* begin DATA LINES *

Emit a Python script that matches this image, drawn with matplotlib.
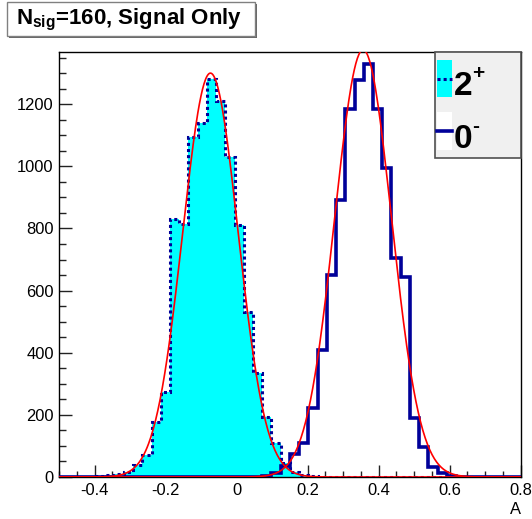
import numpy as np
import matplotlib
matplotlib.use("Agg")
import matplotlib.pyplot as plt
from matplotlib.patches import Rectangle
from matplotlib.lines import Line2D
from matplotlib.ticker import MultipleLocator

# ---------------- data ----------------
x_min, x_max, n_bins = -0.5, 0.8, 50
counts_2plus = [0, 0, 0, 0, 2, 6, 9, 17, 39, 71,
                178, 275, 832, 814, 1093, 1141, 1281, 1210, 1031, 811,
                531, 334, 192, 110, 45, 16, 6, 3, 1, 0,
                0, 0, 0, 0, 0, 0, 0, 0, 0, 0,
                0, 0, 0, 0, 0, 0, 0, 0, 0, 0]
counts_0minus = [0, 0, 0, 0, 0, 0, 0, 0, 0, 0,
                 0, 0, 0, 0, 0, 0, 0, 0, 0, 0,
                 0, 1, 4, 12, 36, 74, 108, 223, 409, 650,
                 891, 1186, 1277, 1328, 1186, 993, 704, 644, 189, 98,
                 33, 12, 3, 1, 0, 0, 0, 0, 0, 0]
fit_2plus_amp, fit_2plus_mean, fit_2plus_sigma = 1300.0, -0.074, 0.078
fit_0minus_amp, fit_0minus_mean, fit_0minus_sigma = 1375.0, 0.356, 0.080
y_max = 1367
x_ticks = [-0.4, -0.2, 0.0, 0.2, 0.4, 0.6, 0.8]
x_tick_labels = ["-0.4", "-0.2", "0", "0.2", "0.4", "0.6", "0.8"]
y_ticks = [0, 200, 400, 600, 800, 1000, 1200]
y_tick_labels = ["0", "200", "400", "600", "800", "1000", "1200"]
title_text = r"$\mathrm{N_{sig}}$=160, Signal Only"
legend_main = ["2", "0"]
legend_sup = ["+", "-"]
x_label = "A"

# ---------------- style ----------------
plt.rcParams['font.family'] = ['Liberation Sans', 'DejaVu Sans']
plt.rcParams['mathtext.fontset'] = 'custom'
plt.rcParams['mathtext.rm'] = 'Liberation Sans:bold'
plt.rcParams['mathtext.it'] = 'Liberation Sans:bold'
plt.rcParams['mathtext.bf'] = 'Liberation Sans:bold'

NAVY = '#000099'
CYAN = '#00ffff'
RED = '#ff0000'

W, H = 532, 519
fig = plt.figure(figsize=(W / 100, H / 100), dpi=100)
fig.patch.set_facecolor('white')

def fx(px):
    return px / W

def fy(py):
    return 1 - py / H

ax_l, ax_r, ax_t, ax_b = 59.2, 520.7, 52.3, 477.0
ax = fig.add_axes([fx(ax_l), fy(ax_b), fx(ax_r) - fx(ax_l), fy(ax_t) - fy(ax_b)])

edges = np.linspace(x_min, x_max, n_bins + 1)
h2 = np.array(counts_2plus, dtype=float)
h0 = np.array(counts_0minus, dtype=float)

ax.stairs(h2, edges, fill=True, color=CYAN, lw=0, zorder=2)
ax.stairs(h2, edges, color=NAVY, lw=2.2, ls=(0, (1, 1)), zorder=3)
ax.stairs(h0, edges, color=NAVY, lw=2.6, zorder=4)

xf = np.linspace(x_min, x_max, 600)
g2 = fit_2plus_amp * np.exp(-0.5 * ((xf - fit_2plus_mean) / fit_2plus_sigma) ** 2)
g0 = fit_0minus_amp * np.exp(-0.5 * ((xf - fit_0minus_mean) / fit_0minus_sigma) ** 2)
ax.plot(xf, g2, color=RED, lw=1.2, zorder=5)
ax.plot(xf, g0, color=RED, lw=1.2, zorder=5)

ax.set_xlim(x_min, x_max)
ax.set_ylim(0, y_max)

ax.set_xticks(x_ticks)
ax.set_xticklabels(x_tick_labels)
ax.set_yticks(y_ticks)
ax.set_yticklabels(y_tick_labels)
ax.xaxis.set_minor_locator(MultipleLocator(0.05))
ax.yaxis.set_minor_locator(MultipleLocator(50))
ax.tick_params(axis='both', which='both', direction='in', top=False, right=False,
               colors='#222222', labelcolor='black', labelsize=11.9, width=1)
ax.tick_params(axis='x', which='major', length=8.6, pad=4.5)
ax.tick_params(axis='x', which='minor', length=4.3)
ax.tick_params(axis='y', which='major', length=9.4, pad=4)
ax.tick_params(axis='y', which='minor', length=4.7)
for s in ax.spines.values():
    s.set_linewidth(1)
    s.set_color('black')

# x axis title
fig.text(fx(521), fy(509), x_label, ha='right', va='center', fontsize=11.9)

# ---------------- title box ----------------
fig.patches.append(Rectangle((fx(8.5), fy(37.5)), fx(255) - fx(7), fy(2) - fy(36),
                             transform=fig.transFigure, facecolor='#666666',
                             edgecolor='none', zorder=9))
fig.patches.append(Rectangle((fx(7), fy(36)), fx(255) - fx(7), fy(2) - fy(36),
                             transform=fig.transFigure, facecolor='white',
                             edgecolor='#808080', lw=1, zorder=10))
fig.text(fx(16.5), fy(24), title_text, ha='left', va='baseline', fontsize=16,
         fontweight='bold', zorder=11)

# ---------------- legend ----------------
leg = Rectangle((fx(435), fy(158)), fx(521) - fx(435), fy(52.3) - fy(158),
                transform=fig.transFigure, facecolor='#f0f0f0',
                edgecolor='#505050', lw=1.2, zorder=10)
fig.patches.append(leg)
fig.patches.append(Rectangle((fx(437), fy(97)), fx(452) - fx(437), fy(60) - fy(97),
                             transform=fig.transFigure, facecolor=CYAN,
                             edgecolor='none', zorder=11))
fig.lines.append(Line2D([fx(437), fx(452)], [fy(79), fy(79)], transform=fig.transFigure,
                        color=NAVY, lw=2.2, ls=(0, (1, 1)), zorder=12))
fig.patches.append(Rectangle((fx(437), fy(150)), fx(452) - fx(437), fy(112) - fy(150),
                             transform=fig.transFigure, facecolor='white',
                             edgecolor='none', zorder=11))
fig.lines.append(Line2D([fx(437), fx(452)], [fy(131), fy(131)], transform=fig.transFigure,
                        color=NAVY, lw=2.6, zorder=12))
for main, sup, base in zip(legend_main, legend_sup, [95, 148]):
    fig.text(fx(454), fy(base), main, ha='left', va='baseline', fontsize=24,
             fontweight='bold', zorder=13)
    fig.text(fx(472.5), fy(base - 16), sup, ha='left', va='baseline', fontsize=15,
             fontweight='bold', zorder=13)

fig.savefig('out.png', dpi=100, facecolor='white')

* end DATA LINES *

◆ AIM
Without the pictures, retype the whole of the material above exactly.

◆ ANSWER TO THE EXERCISE
Emit a Python script that matches this image, drawn with matplotlib.
import numpy as np
import matplotlib
matplotlib.use("Agg")
import matplotlib.pyplot as plt
from matplotlib.patches import Rectangle
from matplotlib.lines import Line2D
from matplotlib.ticker import MultipleLocator

# ---------------- data ----------------
x_min, x_max, n_bins = -0.5, 0.8, 50
counts_2plus = [0, 0, 0, 0, 2, 6, 9, 17, 39, 71,
                178, 275, 832, 814, 1093, 1141, 1281, 1210, 1031, 811,
                531, 334, 192, 110, 45, 16, 6, 3, 1, 0,
                0, 0, 0, 0, 0, 0, 0, 0, 0, 0,
                0, 0, 0, 0, 0, 0, 0, 0, 0, 0]
counts_0minus = [0, 0, 0, 0, 0, 0, 0, 0, 0, 0,
                 0, 0, 0, 0, 0, 0, 0, 0, 0, 0,
                 0, 1, 4, 12, 36, 74, 108, 223, 409, 650,
                 891, 1186, 1277, 1328, 1186, 993, 704, 644, 189, 98,
                 33, 12, 3, 1, 0, 0, 0, 0, 0, 0]
fit_2plus_amp, fit_2plus_mean, fit_2plus_sigma = 1300.0, -0.074, 0.078
fit_0minus_amp, fit_0minus_mean, fit_0minus_sigma = 1375.0, 0.356, 0.080
y_max = 1367
x_ticks = [-0.4, -0.2, 0.0, 0.2, 0.4, 0.6, 0.8]
x_tick_labels = ["-0.4", "-0.2", "0", "0.2", "0.4", "0.6", "0.8"]
y_ticks = [0, 200, 400, 600, 800, 1000, 1200]
y_tick_labels = ["0", "200", "400", "600", "800", "1000", "1200"]
title_text = r"$\mathrm{N_{sig}}$=160, Signal Only"
legend_main = ["2", "0"]
legend_sup = ["+", "-"]
x_label = "A"

# ---------------- style ----------------
plt.rcParams['font.family'] = ['Liberation Sans', 'DejaVu Sans']
plt.rcParams['mathtext.fontset'] = 'custom'
plt.rcParams['mathtext.rm'] = 'Liberation Sans:bold'
plt.rcParams['mathtext.it'] = 'Liberation Sans:bold'
plt.rcParams['mathtext.bf'] = 'Liberation Sans:bold'

NAVY = '#000099'
CYAN = '#00ffff'
RED = '#ff0000'

W, H = 532, 519
fig = plt.figure(figsize=(W / 100, H / 100), dpi=100)
fig.patch.set_facecolor('white')

def fx(px):
    return px / W

def fy(py):
    return 1 - py / H

ax_l, ax_r, ax_t, ax_b = 59.2, 520.7, 52.3, 477.0
ax = fig.add_axes([fx(ax_l), fy(ax_b), fx(ax_r) - fx(ax_l), fy(ax_t) - fy(ax_b)])

edges = np.linspace(x_min, x_max, n_bins + 1)
h2 = np.array(counts_2plus, dtype=float)
h0 = np.array(counts_0minus, dtype=float)

ax.stairs(h2, edges, fill=True, color=CYAN, lw=0, zorder=2)
ax.stairs(h2, edges, color=NAVY, lw=2.2, ls=(0, (1, 1)), zorder=3)
ax.stairs(h0, edges, color=NAVY, lw=2.6, zorder=4)

xf = np.linspace(x_min, x_max, 600)
g2 = fit_2plus_amp * np.exp(-0.5 * ((xf - fit_2plus_mean) / fit_2plus_sigma) ** 2)
g0 = fit_0minus_amp * np.exp(-0.5 * ((xf - fit_0minus_mean) / fit_0minus_sigma) ** 2)
ax.plot(xf, g2, color=RED, lw=1.2, zorder=5)
ax.plot(xf, g0, color=RED, lw=1.2, zorder=5)

ax.set_xlim(x_min, x_max)
ax.set_ylim(0, y_max)

ax.set_xticks(x_ticks)
ax.set_xticklabels(x_tick_labels)
ax.set_yticks(y_ticks)
ax.set_yticklabels(y_tick_labels)
ax.xaxis.set_minor_locator(MultipleLocator(0.05))
ax.yaxis.set_minor_locator(MultipleLocator(50))
ax.tick_params(axis='both', which='both', direction='in', top=False, right=False,
               colors='#222222', labelcolor='black', labelsize=11.9, width=1)
ax.tick_params(axis='x', which='major', length=8.6, pad=4.5)
ax.tick_params(axis='x', which='minor', length=4.3)
ax.tick_params(axis='y', which='major', length=9.4, pad=4)
ax.tick_params(axis='y', which='minor', length=4.7)
for s in ax.spines.values():
    s.set_linewidth(1)
    s.set_color('black')

# x axis title
fig.text(fx(521), fy(509), x_label, ha='right', va='center', fontsize=11.9)

# ---------------- title box ----------------
fig.patches.append(Rectangle((fx(8.5), fy(37.5)), fx(255) - fx(7), fy(2) - fy(36),
                             transform=fig.transFigure, facecolor='#666666',
                             edgecolor='none', zorder=9))
fig.patches.append(Rectangle((fx(7), fy(36)), fx(255) - fx(7), fy(2) - fy(36),
                             transform=fig.transFigure, facecolor='white',
                             edgecolor='#808080', lw=1, zorder=10))
fig.text(fx(16.5), fy(24), title_text, ha='left', va='baseline', fontsize=16,
         fontweight='bold', zorder=11)

# ---------------- legend ----------------
leg = Rectangle((fx(435), fy(158)), fx(521) - fx(435), fy(52.3) - fy(158),
                transform=fig.transFigure, facecolor='#f0f0f0',
                edgecolor='#505050', lw=1.2, zorder=10)
fig.patches.append(leg)
fig.patches.append(Rectangle((fx(437), fy(97)), fx(452) - fx(437), fy(60) - fy(97),
                             transform=fig.transFigure, facecolor=CYAN,
                             edgecolor='none', zorder=11))
fig.lines.append(Line2D([fx(437), fx(452)], [fy(79), fy(79)], transform=fig.transFigure,
                        color=NAVY, lw=2.2, ls=(0, (1, 1)), zorder=12))
fig.patches.append(Rectangle((fx(437), fy(150)), fx(452) - fx(437), fy(112) - fy(150),
                             transform=fig.transFigure, facecolor='white',
                             edgecolor='none', zorder=11))
fig.lines.append(Line2D([fx(437), fx(452)], [fy(131), fy(131)], transform=fig.transFigure,
                        color=NAVY, lw=2.6, zorder=12))
for main, sup, base in zip(legend_main, legend_sup, [95, 148]):
    fig.text(fx(454), fy(base), main, ha='left', va='baseline', fontsize=24,
             fontweight='bold', zorder=13)
    fig.text(fx(472.5), fy(base - 16), sup, ha='left', va='baseline', fontsize=15,
             fontweight='bold', zorder=13)

fig.savefig('out.png', dpi=100, facecolor='white')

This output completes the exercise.